Chancel Mbemba will need a lot of protection as he looks to stymie United's powerful left-wing attacks, says Alex Keble...

Steve McClaren’s tenure has begun in eclectic fashion. Some disjointed pressing was mixed jarringly with brief flashes of talent in the opening-day draw with Southampton, while defeat at Swansea evoked familiar memories of entangled centre-backs and wearily stilted attacking patterns. The mood around St James’ Park is one of optimism tinged with forebodings of chaos and inconsistency – fitting neatly with recent history on Tyneside.

Newcastle held just 34% possession and completed 258 passes at the Liberty Stadium, as territorial retreat denied them access to the meandering trio up front and ensured an anxious regression towards the hoofing of the Carver era. The ease with which Swansea imposed themselves is cause for concern (albeit with an extra man), and strong evidence that Manchester United will perform with similar dominance.

Louis van Gaal has continued to develop United’s controlling philosophy this season with a switch to 4-2-3-1. Morgan Schneiderlin-built attacks put an emphasis on a positional fluidity closely aligned to Total Football aesthetics; the tactical pattern of this match is easy to predict. Without the suspended Daryl Janmaat, Man United’s left-focused attacks could be devastating.

New signing Chancel Mbemba will deputise at right-back, a position he admitted to having played only once in his life before joining Newcastle.

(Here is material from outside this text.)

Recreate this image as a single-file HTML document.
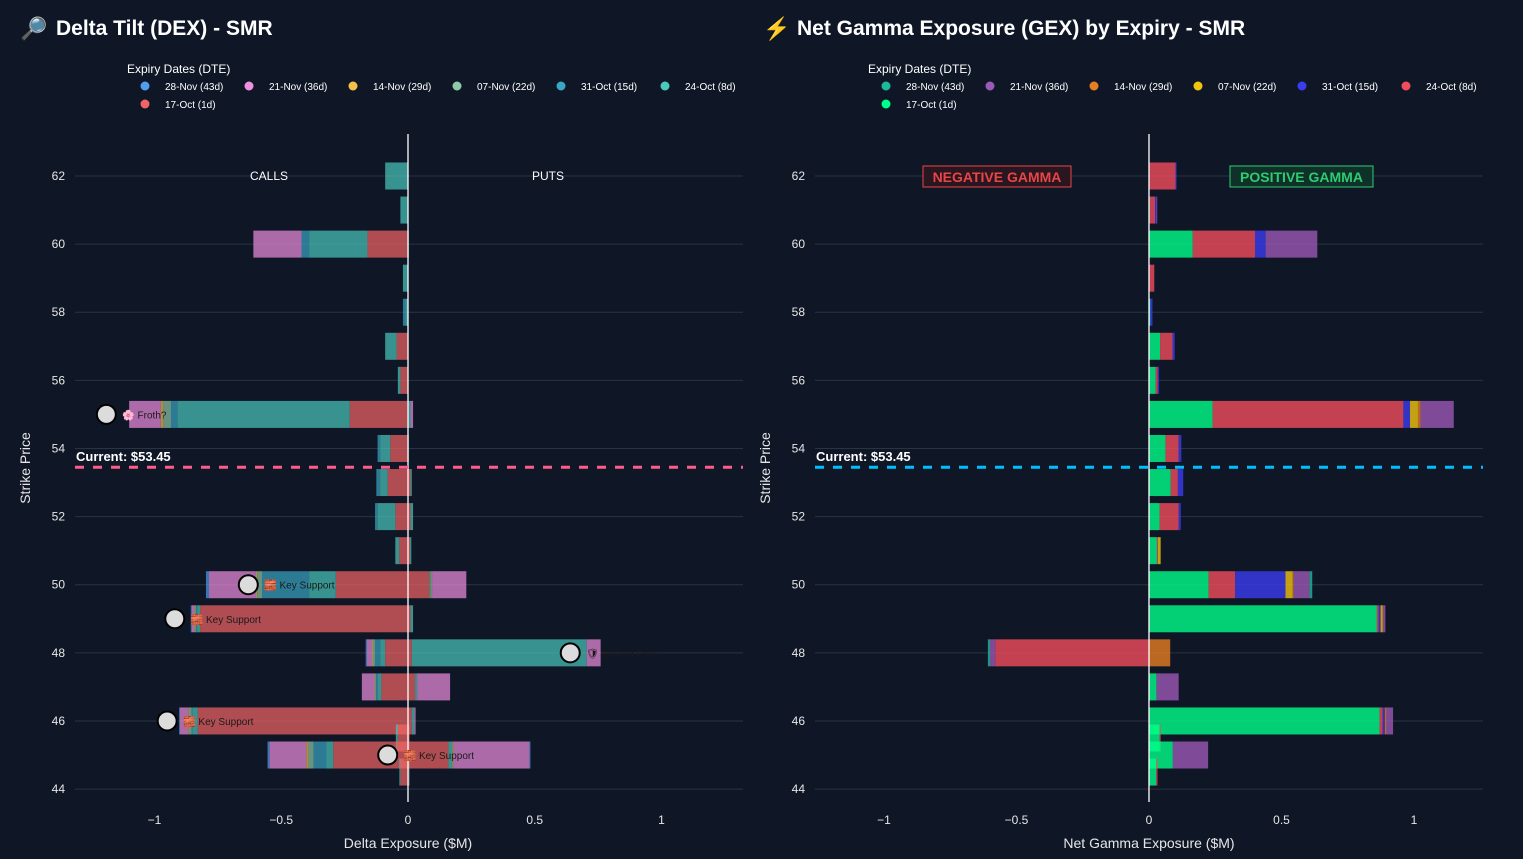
<!DOCTYPE html>
<html><head><meta charset="utf-8">
<style>
html,body{margin:0;padding:0;background:#0f1727;width:1523px;height:859px;overflow:hidden;font-family:"Liberation Sans","Noto Sans CJK SC",sans-serif;}
svg text{font-family:"Liberation Sans","Noto Sans CJK SC",sans-serif;}
</style></head>
<body>
<svg id="root" width="1523" height="859" xmlns="http://www.w3.org/2000/svg">
<rect width="1523" height="859" fill="#0f1727"/>
<g>
<text x="20" y="36" font-size="22">🔎</text>
<text x="56" y="35" font-size="21" font-weight="bold" fill="#ffffff">Delta Tilt (DEX) - SMR</text>
</g>
<g>
<text x="763" y="36" font-size="22" fill="#f5873a">⚡</text>
<text x="797" y="35" font-size="21" font-weight="bold" fill="#ffffff">Net Gamma Exposure (GEX) by Expiry - SMR</text>
</g>
<g id="dex"></g>
<g id="gex"></g>
</svg>
<script>
const expiries = ["17-Oct (1d)","24-Oct (8d)","31-Oct (15d)","07-Nov (22d)","14-Nov (29d)","21-Nov (36d)","28-Nov (43d)"];
const legendOrder = [6,5,4,3,2,1,0];
const strikes = [62,61,60,59,58,57,56,55,54,53,52,51,50,49,48,47,46,45.5,45,44.5];
const yTicks = [44,46,48,50,52,54,56,58,60,62];
const xTicks = [-1,-0.5,0,0.5,1];
const xTickLabels = ["−1","−0.5","0","0.5","1"];
const currentPrice = 53.45;
// DEX series (calls negative, puts positive) — split by sign
const dexNeg = {
 "17-Oct (1d)":[0,0,-0.16,0,0,-0.045,-0.03,-0.23,-0.07,-0.08,-0.05,-0.035,-0.285,-0.82,-0.09,-0.105,-0.83,-0.04,-0.295,-0.03],
 "24-Oct (8d)":[-0.09,-0.03,-0.23,-0.02,-0.01,-0.045,-0.01,-0.68,-0.04,-0.03,-0.07,-0.015,-0.105,-0.012,-0.02,-0.015,-0.02,-0.008,-0.028,-0.004],
 "31-Oct (15d)":[0,0,-0.03,0,-0.01,0,0,-0.025,-0.01,-0.015,-0.01,0,-0.185,-0.004,-0.02,-0.006,-0.004,0,-0.05,0],
 "07-Nov (22d)":[0,0,0,0,0,0,0,-0.03,0,0,0,0,-0.02,-0.004,-0.008,-0.004,-0.008,0,-0.02,0],
 "14-Nov (29d)":[0,0,0,0,0,0,0,-0.01,0,0,0,0,-0.005,-0.003,-0.004,-0.002,-0.003,0,-0.008,0],
 "21-Nov (36d)":[0,0,-0.19,0,0,0,0,-0.125,0,0,0,0,-0.185,-0.01,-0.02,-0.05,-0.035,0,-0.145,0],
 "28-Nov (43d)":[0,0,0,0,0,0,0,0,0,0,0,0,-0.012,-0.004,-0.005,0,-0.003,0,-0.008,0]
};
const dexPos = {
 "17-Oct (1d)":[0,0,0,0,0,0,0,0,0,0.01,0.01,0.008,0.085,0.01,0.015,0.028,0.015,0.006,0.16,0.004],
 "24-Oct (8d)":[0,0,0.003,0,0,0,0,0.01,0.003,0.005,0.01,0.005,0.007,0.01,0.69,0.008,0.01,0,0.015,0.002],
 "31-Oct (15d)":[0,0,0,0,0,0,0,0,0,0,0,0,0,0,0,0,0,0,0,0],
 "07-Nov (22d)":[0,0,0,0,0,0,0,0,0,0,0,0,0,0,0,0,0,0,0,0],
 "14-Nov (29d)":[0,0,0,0,0,0,0,0,0,0,0,0,0.003,0,0,0,0,0,0.004,0],
 "21-Nov (36d)":[0,0,0,0,0,0,0,0.01,0,0,0,0,0.135,0,0.055,0.13,0.005,0,0.3,0],
 "28-Nov (43d)":[0,0,0,0,0,0,0,0,0,0,0,0,0,0,0,0,0,0,0.004,0]
};
const gexNeg = {
 "17-Oct (1d)":strikes.map(()=>0),
 "24-Oct (8d)":[0,0,0,0,0,0,0,0,0,0,0,0,0,0,-0.58,0,0,0,0,0],
 "31-Oct (15d)":strikes.map(()=>0),
 "07-Nov (22d)":strikes.map(()=>0),
 "14-Nov (29d)":strikes.map(()=>0),
 "21-Nov (36d)":[0,0,0,0,0,0,0,0,0,0,0,0,0,0,-0.02,0,0,0,0,0],
 "28-Nov (43d)":[0,0,0,0,0,0,0,0,0,0,0,0,0,0,-0.008,0,0,0,0,0]
};
const gexPos = {
 "17-Oct (1d)":[0,0.003,0.165,0,0.005,0.042,0.025,0.24,0.062,0.082,0.04,0.03,0.225,0.86,0,0.028,0.87,0.04,0.09,0.027],
 "24-Oct (8d)":[0.1,0.02,0.235,0.02,0,0.047,0.008,0.72,0.05,0.027,0.072,0.004,0.1,0.007,0,0,0.012,0.004,0,0.005],
 "31-Oct (15d)":[0.004,0.005,0.04,0,0.008,0.008,0.005,0.025,0.01,0.02,0.008,0,0.19,0.007,0,0,0.008,0,0,0],
 "07-Nov (22d)":[0,0,0,0,0,0,0,0.03,0,0,0,0.01,0.027,0.007,0,0,0,0,0,0],
 "14-Nov (29d)":[0,0,0,0,0,0,0,0.01,0,0,0,0,0.004,0.003,0.08,0,0.006,0,0,0],
 "21-Nov (36d)":[0,0.003,0.195,0,0,0,0,0.125,0,0,0,0,0.06,0.008,0,0.084,0.025,0,0.133,0],
 "28-Nov (43d)":[0,0,0,0,0,0,0,0,0,0,0,0,0.01,0,0,0,0,0,0,0]
};
const dexColors = ["#f36565","#4ac9bd","#3ba5c4","#8fc9a8","#f5c04a","#f08ee0","#4f9ef0"];
const gexColors = ["#00ff88","#f14c5c","#3b3bf0","#f1c40f","#e67e22","#9b59b6","#1fb89a"];
const dexNotes = [
 {s:55,v:-1.19,t:"Froth?",i:"🌸"},{s:50,v:-0.63,t:"Key Support",i:"🧱"},{s:49,v:-0.92,t:"Key Support",i:"🧱"},
 {s:48,v:0.64,t:"Defend Price",i:"🛡"},{s:46,v:-0.95,t:"Key Support",i:"🧱"},{s:45,v:-0.08,t:"Key Support",i:"🧱"}];

const NS="http://www.w3.org/2000/svg";
function mk(p,tag,at){const e=document.createElementNS(NS,tag);for(const k in at)e.setAttribute(k,at[k]);p.appendChild(e);return e;}
const yS = s => 176 + (62 - s) * 34.06;

function chart(gid, cfg){
  const g=document.getElementById(gid);
  const xS = v => cfg.x0 + v*cfg.k;
  // gridlines & y ticks
  yTicks.forEach(s=>{
    const l=mk(g,"line",{x1:cfg.L,x2:cfg.R,y1:yS(s),y2:yS(s),stroke:"#2a3342","stroke-width":1});
    
    
    const t=mk(g,"text",{x:cfg.L-10,y:yS(s)+4,"text-anchor":"end","font-size":12,fill:"#e6e6e6"});
    t.textContent=s;
    
    
  });
  xTicks.forEach((v,i)=>{
    const t=mk(g,"text",{x:xS(v),y:824,"text-anchor":"middle","font-size":12,fill:"#e6e6e6"});
    t.textContent=xTickLabels[i];
    
    
  });
  // bars
  strikes.forEach((s,si)=>{
    let pos=0,neg=0;
    expiries.forEach((e,ei)=>{
      const vn=cfg.neg[e][si], vp=cfg.pos[e][si];
      if(vn<0){const r=mk(g,"rect",{x:xS(neg+vn),y:yS(s)-13.5,width:-vn*cfg.k,height:27,fill:cfg.colors[ei],opacity:cfg.op});
        
        
        neg+=vn;}
      if(vp>0){const r=mk(g,"rect",{x:xS(pos),y:yS(s)-13.5,width:vp*cfg.k,height:27,fill:cfg.colors[ei],opacity:cfg.op});
        
        
        pos+=vp;}
    });
  });
  // zero line
  const z=mk(g,"line",{x1:xS(0),x2:xS(0),y1:134,y2:802,stroke:"#ffffff","stroke-width":1.3});
  
  
  // current price
  const cl=mk(g,"line",{x1:cfg.L,x2:cfg.R,y1:yS(currentPrice),y2:yS(currentPrice),stroke:cfg.cur,"stroke-width":3,"stroke-dasharray":"9,9"});
  
  
  const ct=mk(g,"text",{x:cfg.L+1,y:yS(currentPrice)-6,"font-size":13,"font-weight":"bold",fill:"#ffffff"});
  ct.textContent="Current: $"+currentPrice.toFixed(2);
  
  
  // axis titles
  const yt=mk(g,"text",{x:0,y:0,"font-size":14,fill:"#e6e6e6","text-anchor":"middle",transform:`translate(${cfg.L-45},468) rotate(-90)`});
  yt.textContent="Strike Price";
  
  
  const xt=mk(g,"text",{x:xS(0),y:848,"font-size":14,fill:"#e6e6e6","text-anchor":"middle"});
  xt.textContent=cfg.xtitle;
  
  
  // legend
  const lt=mk(g,"text",{x:cfg.lx,y:73,"font-size":12,fill:"#ffffff"});
  lt.textContent="Expiry Dates (DTE)";
  
  
  legendOrder.forEach((ei,k)=>{
    const cx=cfg.lx+18+(k%6)*104, cy=k<6?87:105;
    const item=mk(g,"g",{});
    
    
    mk(item,"circle",{cx:cx,cy:cy-1,r:4.5,fill:cfg.colors[ei]});
    const tx=mk(item,"text",{x:cx+20,y:cy+3,"font-size":10,fill:"#ffffff"});
    tx.textContent=expiries[ei];
  });
  return xS;
}

const dx = chart("dex",{x0:408,k:253.5,L:75,R:743,neg:dexNeg,pos:dexPos,colors:dexColors,op:0.7,cur:"#ff5c8a",xtitle:"Delta Exposure ($M)",lx:127});
const gx = chart("gex",{x0:1149,k:265,L:815,R:1483,neg:gexNeg,pos:gexPos,colors:gexColors,op:0.8,cur:"#00bfff",xtitle:"Net Gamma Exposure ($M)",lx:868});

// DEX annotations
const dg=document.getElementById("dex");
[["CALLS",269],["PUTS",548]].forEach(([t,x])=>{
  const e=mk(dg,"text",{x:x,y:180,"font-size":12,fill:"#ffffff","text-anchor":"middle"});
  e.textContent=t;
  
  
});
dexNotes.forEach(n=>{
  const x=dx(n.v), y=yS(n.s);
  const c=mk(dg,"circle",{cx:x,cy:y,r:9.5,fill:"#dcdcdc",stroke:"#000",'stroke-width':2});
  
  
  const t=mk(dg,"text",{x:x+16,y:y+4,"font-size":10,fill:"#1a1a1a"});
  t.textContent=n.i+" "+n.t;
  
  
});
// GEX boxes
const gg=document.getElementById("gex");
[["NEGATIVE GAMMA",923,148,"#e84545","#2a1620"],["POSITIVE GAMMA",1230,143,"#2ecc71","#10302a"]].forEach(([t,x,w,c,bg])=>{
  const b=mk(gg,"g",{});
  
  
  mk(b,"rect",{x:x,y:166,width:w,height:21,fill:bg,stroke:c,"stroke-width":1});
  const e=mk(b,"text",{x:x+w/2,y:182,"font-size":14,"font-weight":"bold",fill:c,"text-anchor":"middle"});
  e.textContent=t;
});
</script>
</body></html>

And last week Swansea’s second goal resulted directly from Montero dribbling easily past the DR Congo international and crossing into the box, meaning the exciting young trio of Memphis Depay, Luke Shaw and Adnan Januzaj will likely cause serious problems on this side.

So far 49% of Manchester United’s attacks have come down the left flank this season (most in division). Beginning with Juan Mata, all three attacking midfielders drift over to the left – resulting in an overload on the wing as Januzaj joins Depay and an overlapping Shaw. It was interplay in this area that led to the winning goal against Villa and two of the goals at Old Trafford in midweek.

Van Gaal is a manager who thrives on tactical tinkering and exploiting chinks in the opponents' armour. After Depay’s midweek battering, an awkward Mbemba should be very nervous.